However, it may not be the worst thing.

They Are A Resource For The Inevitable Cleanup And Recalibration Of Life

In life, we all enter some sort of an inevitable identity crisis. While it looks different for each of us, life presses in and we find that we’ve lost track of who we once were. 

We get married, we come out, we have children, we change careers, or we even lose our careers. We get angry with God, we go through a crisis that we're sure proves that God isn't real. We stop sensing Jesus and we drift from the tenets of faith we once had. We grow tired, we give up, or we just lose track of ourselves amidst life. We can almost count on losing ourselves at some point in this chaotic life we live.

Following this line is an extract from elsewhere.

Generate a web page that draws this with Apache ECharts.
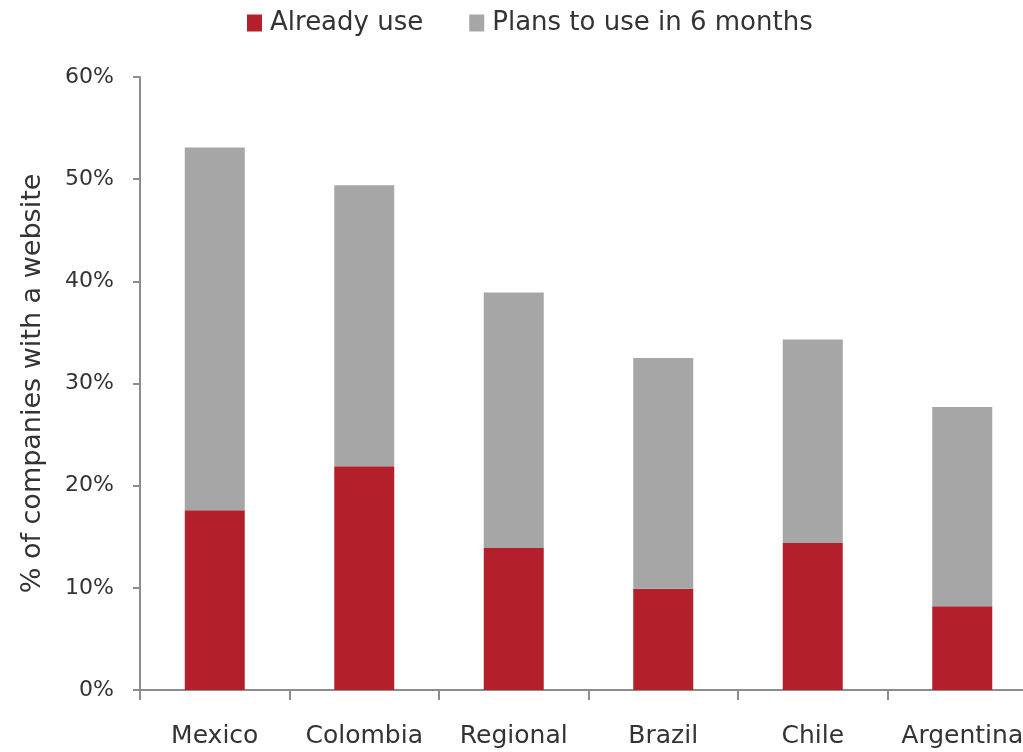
<!DOCTYPE html>
<html>
<head>
<meta charset="utf-8">
<script src="https://cdn.jsdelivr.net/npm/echarts@6/dist/echarts.min.js"></script>
<style>
  html, body { margin: 0; padding: 0; background: #fff; }
  #chart { width: 1023px; height: 752px; }
</style>
</head>
<body>
<div id="chart"></div>
<script>
// countries along the x axis
var countries = ['Mexico', 'Colombia', 'Regional', 'Brazil', 'Chile', 'Argentina'];
// % of companies
var alreadyUse = [17.6, 21.9, 13.9, 9.9, 14.4, 8.2];
var plansToUse = [35.5, 27.5, 25.0, 22.6, 19.9, 19.5];

var chart = echarts.init(document.getElementById('chart'));
var font = '"DejaVu Sans", sans-serif';

var option = {
  backgroundColor: '#ffffff',
  color: ['#b3202c', '#a6a6a6'],
  textStyle: { fontFamily: font },
  legend: {
    top: 5,
    left: 242,
    itemWidth: 15,
    itemHeight: 17,
    itemGap: 46,
    icon: 'rect',
    textStyle: { fontSize: 26, color: '#333', fontFamily: font, padding: [0, 0, 0, 3] },
    data: ['Already use', 'Plans to use in 6 months']
  },
  grid: {
    left: 140,
    top: 77,
    width: 897,
    bottom: 62,
    containLabel: false,
    outerBoundsMode: 'none'
  },
  xAxis: {
    type: 'category',
    data: countries,
    axisLine: { lineStyle: { color: '#8c8c8c', width: 2 } },
    axisTick: { show: true, length: 10, lineStyle: { color: '#8c8c8c', width: 2 } },
    axisLabel: { interval: 0, fontSize: 25, color: '#333', margin: 34, fontFamily: font }
  },
  yAxis: {
    type: 'value',
    min: 0,
    max: 60,
    interval: 10,
    name: '% of companies with a website',
    nameLocation: 'middle',
    nameGap: 94,
    nameTextStyle: { fontSize: 27, color: '#333', fontFamily: font },
    axisLine: { show: true, lineStyle: { color: '#8c8c8c', width: 2 } },
    axisTick: { show: true, length: 7, lineStyle: { color: '#8c8c8c', width: 2 } },
    axisLabel: { fontSize: 22, color: '#333', margin: 26, formatter: '{value}%', fontFamily: font },
    splitLine: { show: false }
  },
  series: [
    {
      name: 'Already use',
      type: 'bar',
      stack: 'total',
      barWidth: 60,
      data: alreadyUse
    },
    {
      name: 'Plans to use in 6 months',
      type: 'bar',
      stack: 'total',
      barWidth: 60,
      data: plansToUse
    }
  ]
};

chart.setOption(option);
</script>
</body>
</html>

Not all of us were raised in a picture-perfect faith through our parents. Some of us found God later, some of us left and came back to God. No matter the context, we’re given a sort of screenshot of ourselves through our parents. In the times where I’ve completely lost myself, I can reach out to these people who remember exactly who I was at a specific moment in life. They may miss that person or they may have condemned that phase. Maybe they aren't remembering the person that I would have hoped they remember, but their perspective can at least give me somewhere to begin again.

They Can't Always See Their Parenting As A Springboard Into Your Iterative Pursuit Of Faith

This is the most interesting insight I've had in both my own life and the lives of those around me. Our parents have raised us under a certain belief system. They've taught us how to see the world and, in a Christian sense, we begin to shape our faith (or lack of faith) accordingly. That is until we grow in a different direction.

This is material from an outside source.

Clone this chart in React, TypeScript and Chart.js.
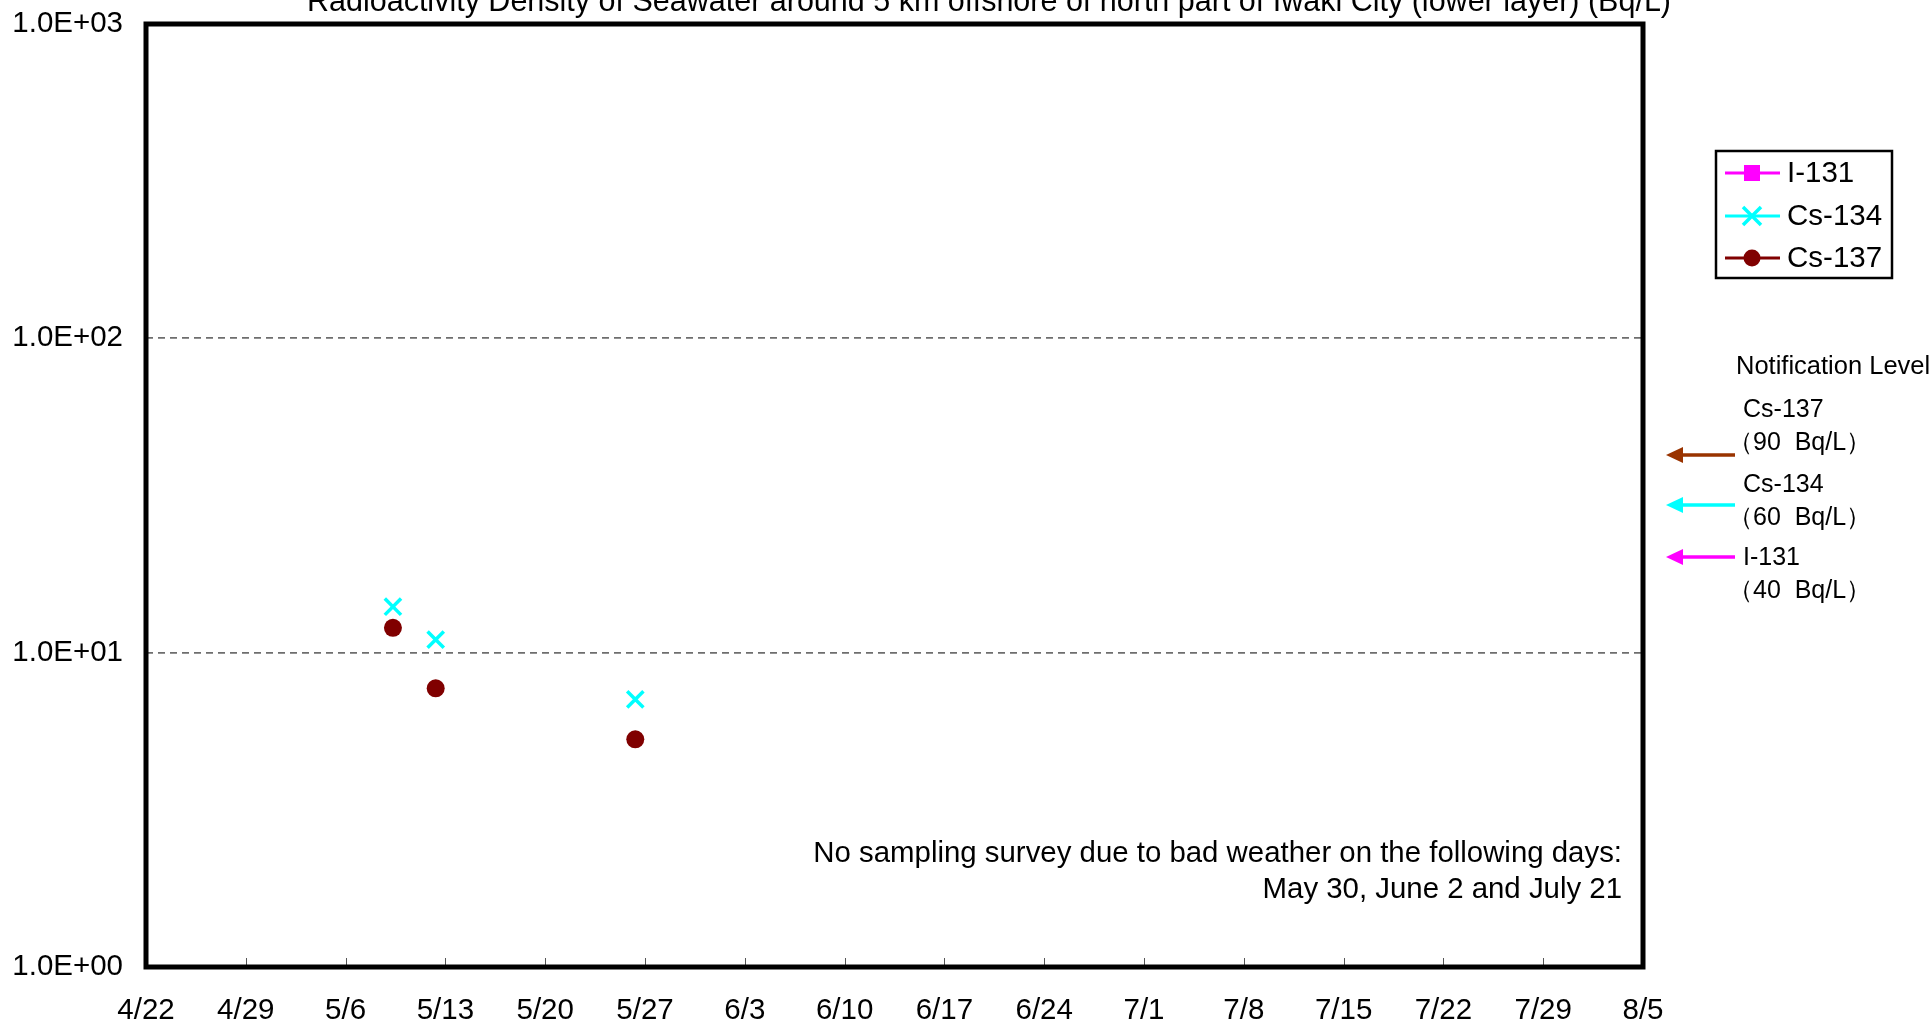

Maybe our faith completely changes. Maybe some subtleties of our doctrine are less important to us than they were in adolescence. Parents can struggle to see their teaching and guidance as a springboard for their child. As they grow older, ideological changes can create major tensions in family relationships.

My faith is not going to look identical to my parents’ faith. This was no more obvious by the fact of my theological realizations surrounding my sexuality. My perspective on sexuality looks different than my parents. In fact, for a time, the acceptance of my sexuality was in direct conflict with their viewpoints. I moved to Arizona and had experiences of my own that helped formulate my faith into something that looks different than theirs.

Fortunately, this diversity is something that we can revel in if we choose.

Your Actions Affect Your Parents' Honor

Perhaps the most challenging idea is the notion that, for the rest of our lives, our actions will directly affect our parents’ honor. My mother illustrated this struggle quite well. Parents raise their kids and they desperately hope that their child does their absolute best. Parents want to be proud of their kids. So, each and every action that their kid makes in life has a direct impact on the honor a parent experiences.

The acceptance of my sexuality was so hard for my parents. For years, they felt that they couldn't process the matter with those around them out of fear that it would reflect poorly on their parenting. I'm not sure I blame them, but this pains me to relive.

I've seen parents find their own identity in the accomplishments of their children's. I've even seen it so bad that parents lose their own identity as a result. To a parent, nearly everything a child does is a reflection of the honor a parent feels. Thinking about it, I'm not sure people would have children if this wasn't the case! Yet, this is also a tough fact, and I’ve seen many parents crumble as their children make decisions that reflect poorly on parents.